Task directions. Could you copy every line from the material below in which "React" appears?

Data shown.
* Start *

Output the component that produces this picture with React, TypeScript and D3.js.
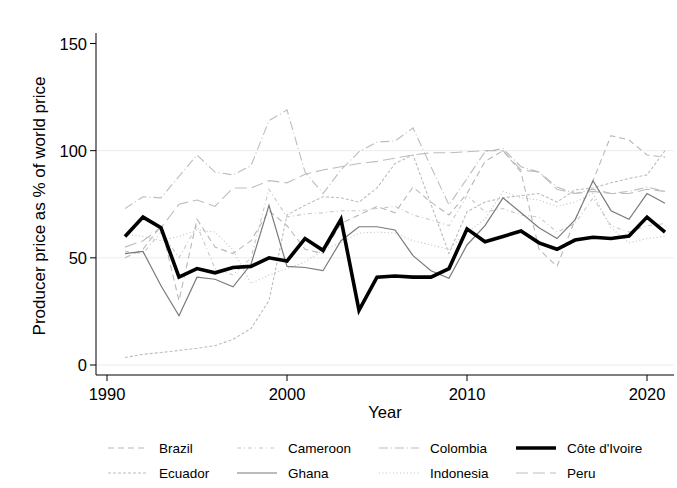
import React from "react";
import * as d3 from "d3";

const years = d3.range(1991, 2022);
const brazil = [50, 54, 65, 30, 68, 55, 52, 58, 72, 65, 54, 52, 66, 70, 74, 71, 83, 76, 70, 80, 95, 100, 90, 54, 46, 67.7, 86, 107, 105, 98, 97];
const cameroon = [53, 52, 62, 50, 65, 45, 42, 50, 82, 69, 70.5, 71, 72, 72, 73, 74, 70, 67.7, 65, 79, 71.5, 73, 70, 69, 62, 66, 78, 65, 62, 65, 66];
const colombia = [73, 78.5, 78, 88, 98, 90, 88.7, 93, 114, 119, 90, 80, 91, 99.5, 104, 104.5, 110.6, 92.5, 74.7, 87, 99.5, 101, 92.5, 90, 83, 80, 82, 80, 81, 83, 81];
const civ = [60, 69, 64, 41, 45, 43, 45.5, 46, 50, 48.5, 59, 53.5, 68, 25.5, 41, 41.5, 41, 41, 45, 63.5, 57.5, 60, 62.5, 57, 54, 58.3, 59.6, 59, 60.2, 69, 62];
const ecuador = [3.5, 5, 5.8, 6.8, 7.8, 9, 12, 17, 30, 70, 74.5, 78.5, 78, 76, 82.6, 94, 98, 75, 52, 71.5, 76, 78, 79, 80, 76, 81.7, 82.6, 85, 87, 88.7, 100];
const ghana = [52, 53, 37, 23, 41, 40, 36.5, 47, 74.5, 46, 45.5, 44, 58, 64.5, 64.5, 63, 51, 44, 40.5, 56, 65, 78, 71, 64, 59, 67.7, 86, 72, 68, 80, 75.5];
const indonesia = [61, 60, 58, 60, 63, 62, 53.7, 38, 42, 45, 48, 53.7, 57, 61.6, 62, 61.6, 58, 56, 54, 62, 68, 81, 78, 77, 74, 76, 80, 64, 57, 59, 60];
const peru = [55, 58, 64, 75, 77, 74, 82.6, 82.6, 86, 85, 89, 91, 92.5, 94, 95, 96.5, 98, 99, 99, 99.5, 100, 100, 91, 90, 82, 80, 81, 80, 80, 82, 81];

const xTicks = [1990, 2000, 2010, 2020];
const yTicks = [0, 50, 100, 150];
const gridTicks = [0, 50, 100];

const seriesNames = ["Brazil", "Cameroon", "Colombia", "Côte d'Ivoire", "Ecuador", "Ghana", "Indonesia", "Peru"];
const seriesValues = [brazil, cameroon, colombia, civ, ecuador, ghana, indonesia, peru];
const styles = [
  { stroke: "#b8b8b8", width: 1.1, dash: "6,4" },
  { stroke: "#c8c8c8", width: 1.1, dash: "4,3,1,3" },
  { stroke: "#bdbdbd", width: 1.1, dash: "9,3,1,3" },
  { stroke: "#000000", width: 3.6, dash: "" },
  { stroke: "#bdbdbd", width: 1.1, dash: "3,2" },
  { stroke: "#7a7a7a", width: 1.2, dash: "" },
  { stroke: "#c0c0c0", width: 1.1, dash: "1,2.5" },
  { stroke: "#bdbdbd", width: 1.1, dash: "12,5" },
];
// draw order: light ones first, CIV last
const drawOrder = [7, 6, 4, 2, 1, 0, 5, 3];

const FONT = "'Liberation Sans', Arial, sans-serif";

export default function App() {
  const W = 677, H = 488;
  const x = d3.scaleLinear().domain([1990, 2020]).range([107, 647]);
  const y = d3.scaleLinear().domain([0, 150]).range([365, 43.5]);
  const plotLeft = 96, plotRight = 674, axisY = 375, axisTop = 33;
  const line = d3.line<number>().x((_, i) => x(years[i])).y((d) => y(d));

  const legendCols = [108, 237, 379, 516];
  const legendRows = [448, 473];

  return (
    <svg width={W} height={H} style={{ position: "absolute", left: 0, top: 0, background: "#fff" }} fontFamily={FONT}>
      {gridTicks.map((t) => (
        <line key={t} x1={plotLeft} x2={plotRight} y1={y(t)} y2={y(t)} stroke="#e6eef1" strokeWidth={1} />
      ))}
      {drawOrder.map((k) => (
        <path key={k} d={line(seriesValues[k]) || ""} fill="none" stroke={styles[k].stroke}
          strokeWidth={styles[k].width} strokeDasharray={styles[k].dash || undefined} strokeLinejoin="miter" />
      ))}
      {/* y axis */}
      <line x1={plotLeft} x2={plotLeft} y1={axisTop} y2={axisY} stroke="#000" strokeWidth={1} />
      {yTicks.map((t) => (
        <g key={t}>
          <line x1={plotLeft - 6} x2={plotLeft} y1={y(t)} y2={y(t)} stroke="#000" strokeWidth={1} />
          <text x={plotLeft - 9} y={y(t) + 6} textAnchor="end" fontSize={16.5} fill="#000">{t}</text>
        </g>
      ))}
      {/* x axis */}
      <line x1={plotLeft} x2={plotRight} y1={axisY} y2={axisY} stroke="#000" strokeWidth={1} />
      {xTicks.map((t) => (
        <g key={t}>
          <line x1={x(t)} x2={x(t)} y1={axisY} y2={axisY + 6} stroke="#000" strokeWidth={1} />
          <text x={x(t)} y={400} textAnchor="middle" fontSize={16.5} fill="#000">{t}</text>
        </g>
      ))}
      <text x={(plotLeft + plotRight) / 2} y={418} textAnchor="middle" fontSize={16.5} fill="#000">Year</text>
      <text transform={`translate(45, ${(axisTop + axisY) / 2 + 2}) rotate(-90)`} textAnchor="middle" fontSize={17} fill="#000">
        Producer price as % of world price
      </text>
      {/* legend */}
      {seriesNames.map((name, i) => {
        const col = legendCols[i % 4];
        const row = legendRows[Math.floor(i / 4)];
        const s = styles[i];
        return (
          <g key={name}>
            <line x1={col} x2={col + 40} y1={row} y2={row} stroke={s.stroke} strokeWidth={s.width}
              strokeDasharray={s.dash || undefined} />
            <text x={col + 51} y={row + 5} fontSize={13.5} fill="#000">{name}</text>
          </g>
        );
      })}
    </svg>
  );
}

* End *

Solution for this problem.
Output the component that produces this picture with React, TypeScript and D3.js.
import React from "react";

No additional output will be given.